Now, very cleverly, that blue top matches this skirt, turning it into an elegant dress. Add a pashmina and pretty sandalled heels and I’m ready to sashay into town and feast on lobster!
Well, what can I say?
It’s hot. I’m hot. (He’s hot!)?
We may be able to forget the PJs….
Lastly, we mustn’t forget cleaniness, (although I have heard that some of us may have a little amnesia over the godliness on holiday), beauty and accessories. I’ve packed my makeup bag (Julie Slater leather – very lovely) containing:
• BB cream (much lighter than full foundation for the sun, contains SPF 15, moisturiser and primer all in one
• Sponge to apply above
• Eye shadow palatte for Blue Springs (I’m not – but these colours go much better with the turquoise base of clothes I have chosen here)
• Teal eyeliner
• Brown eyeliner (for my brows)
• Navy Mascara
• Blusher and blusher brush
• Lipstick no. 30 (pink) I only need one colour because all these clothes will suit that pink.

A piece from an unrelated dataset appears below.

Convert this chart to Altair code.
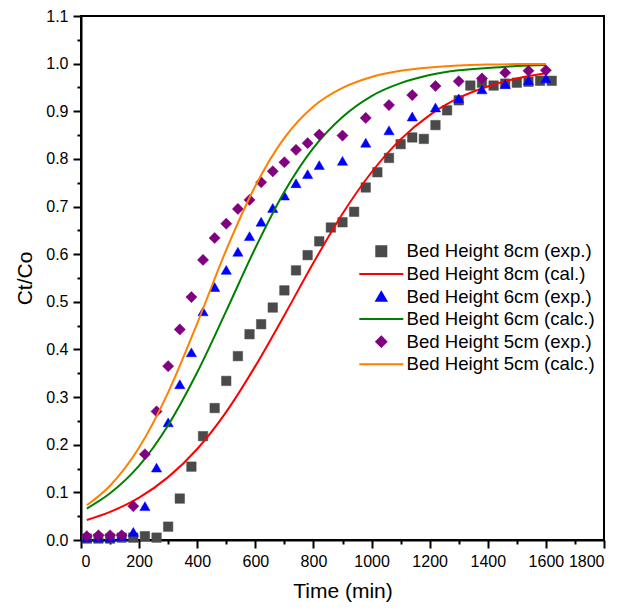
import altair as alt
import pandas as pd

# ---- data ----
t8 = [20, 60, 100, 140, 180, 220, 260, 300, 340, 380, 420, 460, 500, 540, 580, 620, 660, 700,
      740, 780, 820, 860, 900, 940, 980, 1020, 1060, 1100, 1140, 1180, 1220, 1260, 1300, 1340,
      1380, 1420, 1460, 1500, 1540, 1580, 1620]
c8 = [0.003, 0.003, 0.003, 0.005, 0.005, 0.008, 0.005, 0.028, 0.087, 0.154, 0.218, 0.277, 0.334,
      0.386, 0.432, 0.453, 0.488, 0.524, 0.566, 0.598, 0.627, 0.656, 0.667, 0.689, 0.740, 0.772,
      0.802, 0.831, 0.845, 0.842, 0.871, 0.902, 0.923, 0.954, 0.960, 0.954, 0.958, 0.960, 0.962,
      0.964, 0.964]

t6 = [20, 60, 100, 140, 180, 220, 260, 300, 340, 380, 420, 460, 500, 540, 580, 620, 660, 700,
      740, 780, 820, 900, 980, 1060, 1140, 1220, 1300, 1380, 1460, 1540, 1600]
c6 = [0.005, 0.005, 0.005, 0.008, 0.017, 0.071, 0.152, 0.247, 0.327, 0.394, 0.480, 0.531, 0.567,
      0.605, 0.638, 0.668, 0.697, 0.723, 0.749, 0.768, 0.787, 0.796, 0.834, 0.860, 0.889, 0.908,
      0.927, 0.946, 0.957, 0.965, 0.969]

t5 = t6
c5 = [0.008, 0.010, 0.010, 0.010, 0.071, 0.180, 0.270, 0.365, 0.442, 0.510, 0.588, 0.634, 0.664,
      0.695, 0.714, 0.751, 0.774, 0.793, 0.819, 0.833, 0.851, 0.849, 0.886, 0.913, 0.934, 0.953,
      0.963, 0.969, 0.981, 0.985, 0.986]

tc = [20, 100, 200, 300, 400, 500, 600, 700, 800, 900, 1000, 1100, 1200, 1300, 1400, 1500, 1600]
cal8 = [0.042, 0.059, 0.089, 0.132, 0.191, 0.269, 0.365, 0.472, 0.582, 0.685, 0.772, 0.841,
        0.892, 0.928, 0.952, 0.969, 0.980]
cal6 = [0.066, 0.098, 0.156, 0.241, 0.352, 0.481, 0.613, 0.731, 0.823, 0.888, 0.932, 0.959,
        0.976, 0.986, 0.991, 0.995, 0.997]
cal5 = [0.073, 0.114, 0.194, 0.310, 0.455, 0.609, 0.743, 0.844, 0.910, 0.949, 0.972, 0.985,
        0.992, 0.996, 0.998, 0.999, 0.999]

names = ["Bed Height 8cm (exp.)", "Bed Height 8cm (cal.)", "Bed Height 6cm (exp.)",
         "Bed Height 6cm (calc.)", "Bed Height 5cm (exp.)", "Bed Height 5cm (calc.)"]
colors = ["#4a4a4a", "#ff0000", "#0000ff", "#008000", "#800080", "#ff8000"]
LINE_SYMBOL = "M-4.4,0H4.4"
shapes = ["square", LINE_SYMBOL, "triangle-up", LINE_SYMBOL, "diamond", LINE_SYMBOL]

x_major = [0, 200, 400, 600, 800, 1000, 1200, 1400, 1600, 1800]
x_minor = [100, 300, 500, 700, 900, 1100, 1300, 1500, 1700]
y_major = [0.0, 0.1, 0.2, 0.3, 0.4, 0.5, 0.6, 0.7, 0.8, 0.9, 1.0, 1.1]
y_minor = [0.05, 0.15, 0.25, 0.35, 0.45, 0.55, 0.65, 0.75, 0.85, 0.95, 1.05]

FONT = "Liberation Sans"


def frame(t, c, name):
    return pd.DataFrame({"t": t, "c": c, "series": name})


xscale = alt.Scale(domain=[0, 1800], nice=False, zero=False)
yscale = alt.Scale(domain=[0, 1.1], nice=False, zero=False)

x_main = alt.X("t:Q", scale=xscale,
               axis=alt.Axis(values=x_major, format="d", title="Time (min)", orient="bottom",
                             tickSize=8, labelPadding=5, titlePadding=11))
y_main = alt.Y("c:Q", scale=yscale,
               axis=alt.Axis(values=y_major, format=".1f", title="Ct/Co", orient="left",
                             tickSize=8, labelPadding=5, titlePadding=10))

legend = alt.Legend(
    title=None, orient="none", legendX=291, legendY=226, padding=0,
    labelFont=FONT, labelFontSize=18.6, labelColor="black", labelOffset=16, labelLimit=0,
    symbolSize=100, symbolStrokeWidth=2, rowPadding=3.6,
)

fill = alt.Fill("series:N", scale=alt.Scale(domain=names, range=colors), legend=legend)
stroke = alt.Stroke("series:N", scale=alt.Scale(domain=names, range=colors), legend=legend)
shape = alt.Shape("series:N", scale=alt.Scale(domain=names, range=shapes), legend=legend)


def points(df, size):
    return alt.Chart(df).mark_point(filled=True, size=size, opacity=1, strokeWidth=0.5).encode(
        x=x_main, y=y_main, fill=fill, stroke=stroke, shape=shape)


def line(df):
    return alt.Chart(df).mark_line(strokeWidth=2, interpolate="monotone").encode(
        x=x_main, y=y_main, stroke=stroke)


minor_df = pd.DataFrame({"t": [0, 1800], "c": [0, 1.1]})
minor = alt.Chart(minor_df).mark_point(opacity=0).encode(
    x=alt.X("t:Q", scale=xscale, axis=alt.Axis(values=x_minor, labels=False, domain=False,
                                               title=None, tickSize=4, orient="bottom")),
    y=alt.Y("c:Q", scale=yscale, axis=alt.Axis(values=y_minor, labels=False, domain=False,
                                               title=None, tickSize=4, orient="left")),
)

main = alt.layer(
    points(frame(t8, c8, names[0]), 90),
    line(frame(tc, cal8, names[1])),
    points(frame(t6, c6, names[2]), 105),
    line(frame(tc, cal6, names[3])),
    points(frame(t5, c5, names[4]), 125),
    line(frame(tc, cal5, names[5])),
)

chart = alt.layer(minor, main).resolve_axis(x="independent", y="independent").properties(
    width=523, height=524,
    autosize=alt.AutoSizeParams(type="none"),
    padding={"left": 73, "top": 8, "right": 14, "bottom": 64},
).configure_view(stroke="black", strokeWidth=2).configure_axis(
    domainColor="black", domainWidth=2, tickColor="black", tickWidth=2, grid=False,
    labelFont=FONT, labelFontSize=16, labelColor="black",
    titleFont=FONT, titleFontSize=21, titleFontWeight="normal", titleColor="black",
)

chart.save("out.html", embed_options={"renderer": "svg", "actions": False})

I’ve packed a hairbrush, facewash and moisturiser, toothbrush and toothpaste, (the apartment provides soap, shampoo etc) , a little of my favourite perfume decanted into a tiny bottle (another gift: thank you Louise) and two sets of jewellery (necklace, earrings, bracelet), one fun and funky for day-wear, one more elegant for the evenings.
So there we are: a week in a cabin bag. I know you don’t really believe me, but any of the WIBN girls can vouch for my accuracy! And here it all is, spread out at once!
Oh, and do you see that lace peeping out of the bag, where there’s still something in there I haven’t yet unpacked?
Well I’m not going to photograph my undies for you: I do feel that would be going just a little too far; don’t you?